Lo relevante del giro estadounidense es lo que hay detrás y que el ego sin control de Elon Musk ha puesto en evidencia sin recato alguno: el triunfo del oro y la insolencia. La validación electoral del presidente que intentó el golpe de Estado para permanecer en el poder cuando perdió ante Joe Biden y que ahora reaparece como títere de un nuevo poder económico y mediático que considera que la democracia es un obstáculo para sus pretensiones, marca el fin de una época.
Y en esta aceleración estamos, sin que se vislumbre reacción colectiva alguna para afrontar el envite. De momento, lo que está consiguiendo Europa es desteñirse día a día, con la extrema derecha ganando terreno mientras Alemania y Francia se ponen a remolque, renunciando a encontrar un sitio propio en el mundo, como si el Viejo Continente estuviera en edad de jubilación.
Si seguimos en esta línea, quizás el Financial Times acierte con la tercera de las posibles opciones de futuro que plantea: la anarquía de un mundo sin líderes.
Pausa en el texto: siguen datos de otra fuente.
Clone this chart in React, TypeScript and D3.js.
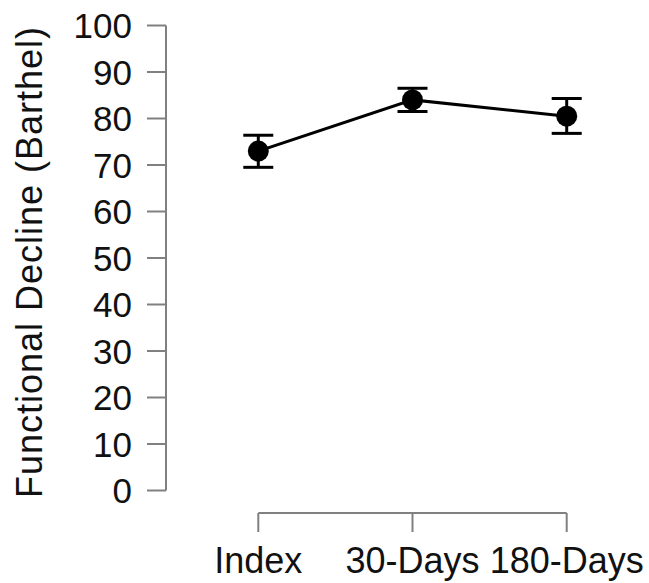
import { useRef, useEffect } from 'react';
import * as d3 from 'd3';

const timepoints = ['Index', '30-Days', '180-Days'];
const means = [73.0, 84.0, 80.5];
const lower = [69.5, 81.5, 76.8];
const upper = [76.4, 86.5, 84.3];
const yTicks = [0, 10, 20, 30, 40, 50, 60, 70, 80, 90, 100];

export default function App() {
  const svgRef = useRef<SVGSVGElement>(null);

  useEffect(() => {
    if (!svgRef.current) return;
    const svg = d3.select(svgRef.current);
    svg.selectAll('*').remove();

    const font = '"Liberation Sans", Arial, sans-serif';
    const axisColor = '#808080';

    const y = d3.scaleLinear().domain([0, 100]).range([490.5, 25.5]);
    const x = d3.scalePoint<string>().domain(timepoints).range([258.3, 566.7]);

    // y axis
    const yAxis = svg.append('g');
    yAxis.append('line')
      .attr('x1', 166).attr('x2', 166)
      .attr('y1', y(0)).attr('y2', y(100))
      .attr('stroke', axisColor).attr('stroke-width', 2);
    yTicks.forEach((t) => {
      yAxis.append('line')
        .attr('x1', 147).attr('x2', 166)
        .attr('y1', y(t)).attr('y2', y(t))
        .attr('stroke', axisColor).attr('stroke-width', 2);
      yAxis.append('text')
        .attr('x', 132).attr('y', y(t))
        .attr('dy', '0.36em')
        .attr('text-anchor', 'end')
        .style('font-family', font).style('font-size', '35px')
        .attr('fill', '#111')
        .text(t);
    });

    // x axis
    const xAxis = svg.append('g');
    xAxis.append('line')
      .attr('x1', x('Index')!).attr('x2', x('180-Days')!)
      .attr('y1', 513).attr('y2', 513)
      .attr('stroke', axisColor).attr('stroke-width', 2);
    timepoints.forEach((tp) => {
      xAxis.append('line')
        .attr('x1', x(tp)!).attr('x2', x(tp)!)
        .attr('y1', 513).attr('y2', 532)
        .attr('stroke', axisColor).attr('stroke-width', 2);
      xAxis.append('text')
        .attr('x', x(tp)!).attr('y', 573)
        .attr('text-anchor', 'middle')
        .style('font-family', font).style('font-size', '36px')
        .attr('fill', '#111')
        .text(tp);
    });

    // y title
    svg.append('text')
      .attr('transform', `translate(42, 262) rotate(-90)`)
      .attr('text-anchor', 'middle')
      .style('font-family', font).style('font-size', '36px')
      .style('letter-spacing', '1px')
      .attr('fill', '#111')
      .text('Functional Decline (Barthel)');

    const data = timepoints.map((tp, i) => ({ tp, m: means[i], lo: lower[i], hi: upper[i] }));

    // error bars
    const eb = svg.append('g').attr('stroke', '#000').attr('stroke-width', 3);
    data.forEach((d) => {
      const cx = x(d.tp)!;
      eb.append('line').attr('x1', cx).attr('x2', cx).attr('y1', y(d.lo)).attr('y2', y(d.hi));
      eb.append('line').attr('x1', cx - 15).attr('x2', cx + 15).attr('y1', y(d.lo)).attr('y2', y(d.lo));
      eb.append('line').attr('x1', cx - 15).attr('x2', cx + 15).attr('y1', y(d.hi)).attr('y2', y(d.hi));
    });

    // line
    const line = d3.line<typeof data[number]>().x((d) => x(d.tp)!).y((d) => y(d.m));
    svg.append('path')
      .datum(data)
      .attr('d', line)
      .attr('fill', 'none')
      .attr('stroke', '#000')
      .attr('stroke-width', 3);

    // points
    svg.selectAll('circle.pt')
      .data(data)
      .join('circle')
      .attr('class', 'pt')
      .attr('cx', (d) => x(d.tp)!)
      .attr('cy', (d) => y(d.m))
      .attr('r', 10.5)
      .attr('fill', '#000');
  }, []);

  return (
    <svg
      ref={svgRef}
      width={649}
      height={583}
      style={{ display: 'block', position: 'absolute', left: 0, top: 0, background: '#fff' }}
    />
  );
}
Porque si un personaje miserable como Trump es un modelo de liderazgo, y los diversos poderes del mundo le conceden normalidad y reconocimiento, la gran incógnita es a dónde podría llevar la nueva gran negociación del poder global a la que apunta el diario británico como la vía más razonable. ¿Permitiría salir del agujero regresivo actual o en realidad serviría para acabar de consolidar el autoritarismo postdemocrático, en un mundo en que un 72% de ciudadanos vive ya bajo regímenes autoritarios?